The 2019 memorandum was a direct application of this principle. The result was significant; the new boundary created a Turkish-Libyan maritime corridor across the Eastern Mediterranean, cutting through competing Greek, Cypriot, and Egyptian continental shelf claims and intersecting established energy exploration zones. The international reaction was swift and unified. Greece, Cyprus, France, and Egypt condemned the memorandum as illegal, arguing it violated international maritime law and their sovereign rights as third parties. In August 2020, Greece signed a counter-maritime delimitation agreement with Egypt in response. When Türkiye began drilling in the contested zones, the European Union imposed sanctions on Turkish officials in response. As of 2026, the memorandum remains in force, and all maritime and energy negotiations in the Eastern Mediterranean continue to operate under the framework that Türkiye unilaterally established in 2019.

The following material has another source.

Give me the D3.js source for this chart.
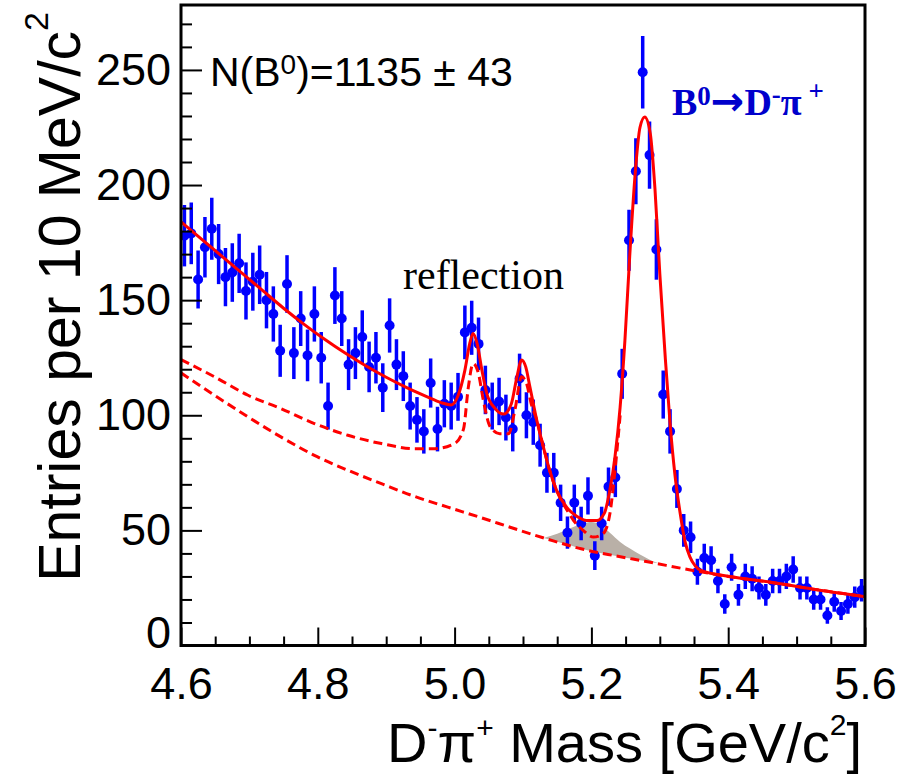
<!DOCTYPE html>
<html>
<head>
<meta charset="utf-8">
<script src="https://cdn.jsdelivr.net/npm/d3@7"></script>
<style>
  html, body { margin: 0; padding: 0; background: #fff; }
  svg { display: block; font-family: "Liberation Sans", Arial, Helvetica, sans-serif; }
</style>
</head>
<body>
<div id="chart"></div>
<script>
// D- pi+ invariant mass, 10 MeV bins from 4.6 to 5.6 GeV/c^2
const MASS_MIN = 4.6;
const MASS_MAX = 5.6;
const BIN_WIDTH = 0.01;

const counts = [
    178, 179, 159, 173, 181, 170, 160, 162, 166, 154,
    158, 161, 150, 144, 128, 157, 127, 142, 126, 144,
    125, 104, 152, 142, 122, 127, 134, 121, 125, 112,
    139, 122, 117, 104, 98, 93, 114, 94, 105, 104,
    108, 136, 138, 131, 111, 104, 106, 99, 94, 116,
    100, 97, 87, 75, 75, 62, 49, 62, 53, 65,
    39, 53, 69, 73, 118, 176, 206, 249, 213, 172,
    109, 93, 68, 50, 47, 32, 38, 37, 28, 18,
    34, 22, 30, 29, 25, 22, 28, 28, 30, 33,
    25, 25, 20, 20, 13, 19, 15, 18, 21, 24
];

// fit curves: [mass, entries]
const totalFit = [
    [4.600, 184], [4.630, 176.5], [4.660, 169], [4.690, 161.5], [4.720, 154],
    [4.750, 146.5], [4.780, 139.5], [4.810, 133], [4.840, 127], [4.870, 121.5],
    [4.900, 116.5], [4.930, 112], [4.960, 108], [4.980, 105.5], [4.995, 104.5],
    [5.005, 108.5], [5.015, 119.5], [5.022, 131], [5.027, 135.5], [5.033, 131],
    [5.040, 119.5], [5.047, 109.5], [5.059, 103], [5.072, 100.5], [5.083, 105],
    [5.091, 116.5], [5.098, 124], [5.104, 121], [5.110, 112.5], [5.120, 98],
    [5.130, 86], [5.139, 76], [5.149, 67.5], [5.164, 60], [5.179, 56],
    [5.193, 54.3], [5.208, 54.3], [5.219, 57.5], [5.227, 67.5], [5.2345, 82],
    [5.242, 103.5], [5.249, 132.5], [5.256, 169], [5.264, 205], [5.271, 225],
    [5.278, 229.5], [5.286, 222.5], [5.293, 198], [5.300, 161.5], [5.308, 125],
    [5.315, 96.5], [5.322, 74.5], [5.330, 57], [5.337, 45], [5.344, 38.5],
    [5.352, 34.5], [5.360, 32.6], [5.400, 30.1], [5.465, 27.4], [5.530, 24.2],
    [5.600, 21.2]
];

const reflectionFit = [
    [4.600, 124.2], [4.649, 116.7], [4.698, 108.7], [4.746, 102.9], [4.795, 96.4],
    [4.844, 91.3], [4.893, 87.7], [4.942, 85.5], [4.971, 85.5], [5.000, 87.7],
    [5.013, 94], [5.020, 112], [5.027, 122.5], [5.035, 118], [5.042, 106.5],
    [5.052, 95], [5.066, 92], [5.079, 92], [5.088, 102], [5.098, 116.7],
    [5.105, 114], [5.112, 105], [5.120, 98], [5.130, 86], [5.139, 76],
    [5.149, 67.5], [5.164, 59], [5.174, 54.3], [5.188, 50], [5.203, 47.1],
    [5.217, 48.6], [5.227, 57.2], [5.2345, 76], [5.242, 100]
];

const backgroundFit = [
    [4.600, 118.4], [4.649, 108.7], [4.698, 99.3], [4.746, 90.6], [4.795, 82.6],
    [4.844, 76.1], [4.893, 70.3], [4.941, 64.8], [4.990, 60.1], [5.039, 55.5],
    [5.088, 50.7], [5.136, 46.2], [5.185, 42], [5.234, 39], [5.278, 36.6],
    [5.354, 32.3], [5.400, 30], [5.465, 27.3], [5.530, 24.2], [5.600, 21.2]
];

// peaking background band: [mass, lower, upper]
const peakingBand = [
    [5.130, 46.7, 46.7], [5.150, 45.1, 48.5], [5.170, 43.4, 51], [5.188, 41.8, 53],
    [5.200, 41.0, 53.6], [5.213, 40.2, 52.4], [5.227, 39.4, 49], [5.242, 38.6, 45],
    [5.257, 37.8, 42], [5.271, 37.0, 39.5], [5.290, 36.1, 36.6], [5.300, 35.6, 35.6]
];

const xTicksMajor = [4.6, 4.8, 5.0, 5.2, 5.4, 5.6];
const yTicksMajor = [0, 50, 100, 150, 200, 250];

const W = 912, H = 780;
const margin = { top: 5, right: 47, bottom: 134.5, left: 181 };
const Y_MAX = 278.2;

const svg = d3.select("#chart").append("svg")
    .attr("width", W)
    .attr("height", H);

const x = d3.scaleLinear()
    .domain([MASS_MIN, MASS_MAX])
    .range([margin.left, W - margin.right]);

const y = d3.scaleLinear()
    .domain([0, Y_MAX])
    .range([H - margin.bottom, margin.top]);

svg.append("defs").append("clipPath")
    .attr("id", "frame-clip")
    .append("rect")
    .attr("x", margin.left)
    .attr("y", margin.top)
    .attr("width", W - margin.left - margin.right)
    .attr("height", H - margin.top - margin.bottom);

const plot = svg.append("g").attr("clip-path", "url(#frame-clip)");

// gray peaking component
plot.append("path")
    .attr("fill", "#b9b0a7")
    .attr("d", d3.area()
        .curve(d3.curveMonotoneX)
        .x(d => x(d[0]))
        .y0(d => y(d[1]))
        .y1(d => y(d[2]))
        (peakingBand));

// data points with poisson errors
const bins = counts.map((n, i) => ({ m: MASS_MIN + BIN_WIDTH * (i + 0.5), n }));

const pts = plot.append("g").attr("class", "data");
pts.selectAll("line")
    .data(bins)
    .join("line")
    .attr("x1", d => x(d.m))
    .attr("x2", d => x(d.m))
    .attr("y1", d => y(d.n - Math.sqrt(d.n)))
    .attr("y2", d => y(d.n + Math.sqrt(d.n)))
    .attr("stroke", "#0000ff")
    .attr("stroke-width", 3.5);
pts.selectAll("circle")
    .data(bins)
    .join("circle")
    .attr("cx", d => x(d.m))
    .attr("cy", d => y(d.n))
    .attr("r", 5)
    .attr("fill", "#0000ff");

const line = d3.line()
    .curve(d3.curveMonotoneX)
    .x(d => x(d[0]))
    .y(d => y(d[1]));

plot.append("path")
    .attr("fill", "none")
    .attr("stroke", "#ff0000")
    .attr("stroke-width", 3)
    .attr("stroke-dasharray", "9,5")
    .attr("d", line(backgroundFit));

plot.append("path")
    .attr("fill", "none")
    .attr("stroke", "#ff0000")
    .attr("stroke-width", 3)
    .attr("stroke-dasharray", "9,5")
    .attr("d", line(reflectionFit));

plot.append("path")
    .attr("fill", "none")
    .attr("stroke", "#ff0000")
    .attr("stroke-width", 3)
    .attr("d", line(totalFit));

// axes, ticks pointing into the frame
const minorX = d3.range(0, 21).map(i => +(MASS_MIN + i * 0.05).toFixed(2))
    .filter(v => !xTicksMajor.some(t => Math.abs(t - v) < 1e-6));
const minorY = d3.range(0, 28).map(i => i * 10).filter(v => v % 50 !== 0);

svg.append("g")
    .attr("transform", `translate(0,${H - margin.bottom})`)
    .call(d3.axisBottom(x).tickValues(minorX).tickSize(-9).tickFormat(""))
    .call(g => g.select(".domain").remove())
    .call(g => g.selectAll("line").attr("stroke-width", 2));

svg.append("g")
    .attr("transform", `translate(0,${H - margin.bottom})`)
    .call(d3.axisBottom(x).tickValues(xTicksMajor).tickSize(-18).tickPadding(22).tickFormat(d3.format(".1f")))
    .call(g => g.select(".domain").remove())
    .call(g => g.selectAll("line").attr("stroke-width", 2))
    .call(g => g.selectAll("text")
        .attr("font-size", 45)
        .attr("font-family", "Liberation Sans, Arial, sans-serif")
        .attr("fill", "#000"));

svg.append("g")
    .attr("transform", `translate(${margin.left},0)`)
    .call(d3.axisLeft(y).tickValues(minorY).tickSize(-11).tickFormat(""))
    .call(g => g.select(".domain").remove())
    .call(g => g.selectAll("line").attr("stroke-width", 2));

svg.append("g")
    .attr("transform", `translate(${margin.left},0)`)
    .call(d3.axisLeft(y).tickValues(yTicksMajor).tickSize(-21).tickPadding(10).tickFormat(d3.format("d")))
    .call(g => g.select(".domain").remove())
    .call(g => g.selectAll("line").attr("stroke-width", 2))
    .call(g => g.selectAll("text")
        .attr("font-size", 45)
        .attr("font-family", "Liberation Sans, Arial, sans-serif")
        .attr("fill", "#000"))
    .call(g => g.selectAll(".tick").filter(d => d === 0).select("text").attr("dy", "0.05em"));

// frame
svg.append("rect")
    .attr("x", margin.left)
    .attr("y", margin.top)
    .attr("width", W - margin.left - margin.right)
    .attr("height", H - margin.top - margin.bottom)
    .attr("fill", "none")
    .attr("stroke", "#000")
    .attr("stroke-width", 3);

// yield label
const yieldLabel = svg.append("text")
    .attr("x", 210)
    .attr("y", 86)
    .attr("font-size", 41);
yieldLabel.append("tspan").text("N(B");
yieldLabel.append("tspan").attr("font-size", 28).attr("dy", -12).text("0");
yieldLabel.append("tspan").attr("dy", 12).text(")=1135 \u00b1 43");

svg.append("text")
    .attr("x", 403)
    .attr("y", 289)
    .attr("font-family", "Liberation Serif, Times New Roman, serif")
    .attr("font-size", 42)
    .text("reflection");

const decay = svg.append("text")
    .attr("x", 672)
    .attr("y", 115)
    .attr("font-family", "Liberation Serif, Times New Roman, serif")
    .attr("font-weight", "bold")
    .attr("font-size", 38)
    .attr("fill", "#0000cc");
decay.append("tspan").text("B");
decay.append("tspan").attr("font-size", 27).attr("dy", -10).text("0");
decay.append("tspan").attr("dy", 10).attr("font-family", "DejaVu Sans").attr("font-size", 40).text("\u2192");
decay.append("tspan").text("D");
decay.append("tspan").attr("font-size", 27).attr("dy", -12).text("-");
decay.append("tspan").attr("dy", 12).text("\u03c0");
decay.append("tspan").attr("font-size", 27).attr("dy", -15).text(" +");

// axis titles
const xTitle = svg.append("text")
    .attr("x", 862)
    .attr("y", 762)
    .attr("text-anchor", "end")
    .attr("font-size", 56);
xTitle.append("tspan").text("D");
xTitle.append("tspan").attr("font-size", 30).attr("dy", -24).text("-");
xTitle.append("tspan").attr("dy", 24).text("\u03c0");
xTitle.append("tspan").attr("font-size", 30).attr("dy", -24).text("+");
xTitle.append("tspan").attr("dy", 24).text(" Mass [GeV/c");
xTitle.append("tspan").attr("font-size", 30).attr("dy", -27).text("2");
xTitle.append("tspan").attr("dy", 27).text("]");

const yTitle = svg.append("text")
    .attr("transform", "translate(80,12) rotate(-90)")
    .attr("text-anchor", "end")
    .attr("font-size", 59);
yTitle.append("tspan").text("Entries per 10 MeV/c");
yTitle.append("tspan").attr("font-size", 34).attr("dy", -32).text("2");
</script>
</body>
</html>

However, the memorandum's persistence should not be read as its international acceptance. The memorandum remains in force because Ankara has sustained the balance of power needed to uphold it; most of the actors it affects continue to reject it outright. This Memorandum carried real costs for Türkiye It draw Greece, Cyprus, Egypt, and at times France into closer cooperation Against Türkiye contributing to Türkiye’s exclusion from regional energy structures such as the East Mediterranean Gas Forum In this sense, the 2019 memorandum reveals both the reach and the limits of the Gordian knot approach: Türkiye could force a new reality on the ground, but it could not make that reality legitimate by itself.
Current Turkish Military Footprint in Libya
In December 2025, Türkiye’s parliament approved a further 24-month extension of its military mandate in Libya, authorizing the deployment through 2028. As of 2026, the Libya deployment stands as one of Türkiye’s largest active foreign military missions. Türkiye’s personnel, with open-source estimates placing the total at approximately 3,000 personnel (including roughly 2,200 military personnel and around 800 contracted support staff), are stationed at multiple locations, including Al-Watiyya Air Base, the Misrata naval base, Mitiga Airport, the Tajoura Land Training Center, and the Khoms Special Forces Center. Open-source reporting also indicates a limited Turkish naval presence in the central Mediterranean in support of Libya-related operations, though exact deployment patterns are not publicly confirmed. Open-source reporting further indicates that Turkish naval vessels have conducted periodic port visits to Libya, reflecting a broader pattern of maritime engagement linked to Ankara’s security and cooperation framework with Libyan authorities, although exact operational details remain undisclosed.
What began as an emergency intervention has shifted to training, advisory support, and stabilization, given the ongoing failure to achieve a permanent ceasefire or unified Libyan institutions. Türkiye’s mission has since recalibrated into active diplomatic engagement across Libya’s divided factions. Ankara has taken a pragmatic approach, moving well beyond its original western alignment. In 2024, Türkiye initiated a back-channel diplomatic effort by arranging communication between Minister Emad Trabelsi and Saddam Haftar, son of Khalifa Haftar, during the Saha Defense Expo in Istanbul. This ongoing Türkiye-facilitated diplomacy enabled both rival factions to begin direct dialogue, positioning Ankara as the primary mediator between the GNU and the LNA. Ankara pursued direct engagement with eastern Libyan actors, with Saddam Haftar visiting Türkiye three times in 2025 and the Turkish intelligence chief traveling to Benghazi, marking the first high-level Turkish contact with the eastern administration in years. Ankara has positioned itself as a vital partner and mediator for both sides of Libya. The Flintlock 2026 exercise, led by the United States and supported by Türkiye, represented a significant milestone. Held in Sirte in April 2026, it brought together forces from both the GNU and the LNA for their first joint exercises. This unprecedented cooperation was made possible by Türkiye’s back-channel diplomacy and sustained strategic military deployment.
Conclusion
In conclusion, Türkiye’s Libya policy exemplifies the principle of cutting the Gordian knot rather than attempting to navigate the conflict’s intractable complexity. Ankara cut through it with military intervention and shaped the reality on the ground to serve its own interests. Türkiye did so by deploying military force, asserting maritime claims when the diplomatic window opened, and expanding its engagement with eastern Libyan actors when the frozen conflict created new opportunities, becoming the strongest mediator between the two sides. In this sense, the Gordian knot was not untangled, it was cut. Türkiye’s Libya intervention demonstrates that regional powers, not only global ones, can decisively reshape frozen conflicts through a Gordian knot approach.